Friday, June 26, 2009

The vendors' 'intelligence' network: Indian samosa-seller

Though it may seem to be a joke, the fact is that the vendors seem to have an intelligence network of their own and that beats the cops and journalists.

A sudden demonstration, a gherao (laying siege) at a minister's bungalow, a protest in which an organisation decides to barge into the premises unannounced or a convergence of rally from rural areas to a particular locality in the capital--everything that may not be known to others, is known to the vendors.

Wherever there is a a gathering, the vendors do get air and often before the gathering begins, they reach there, hoping to sell off their goods quickly. The vendors selling samosas, moong-phali or chana-jor-garam snacks or those selling balloons and cheap toys manage to reach these places despite the fact that they don't have vehicles. [They don't have wireless sets either].

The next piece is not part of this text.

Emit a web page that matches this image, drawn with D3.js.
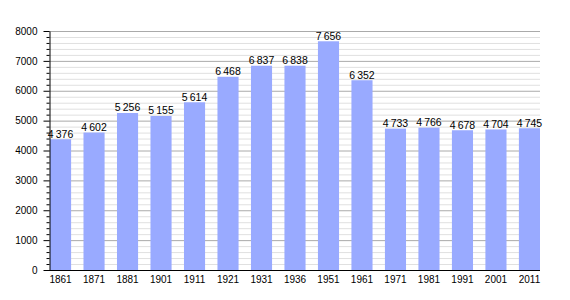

However, it's clear that they do have an awesome network. It may even seem mysterious at times. Call it sheer professionalism or the requirement of livelihood, that they either anticipate the place where there could be a crowd (even a place where trouble is likely).

Of course, they do have camaraderie, as one after the other, vendors of all kinds reach the place. After a brisk initial sale, they rush out if the trouble intensifies. Ask the cops and they will testify about the vendors.

If only the law-enforcers take a crash course from vendors, they might get to know more about criminals and troublemakers. Or at least they can pay them a stippend and enrol them as 'informers' for tips.

Basharat sells samosas that are filled with 'daal', sabzi and other spices rather than potato. His tray got sold out within hours of a sudden protest that was arranged by an NGO in the way of a VIP cavalcade. Youths and elderly participants who had been brought from faraway villages were hungry and tired.

The samosas were a sellout. Eighty-odd sold in less than an hour. Ask him the secret of how his nose smells the crowd and he sheepishly says, 'Sahab, pataa chal jaata hai'. In the past also, I have written posts on the roving Samosa-sellers, who fascinate me.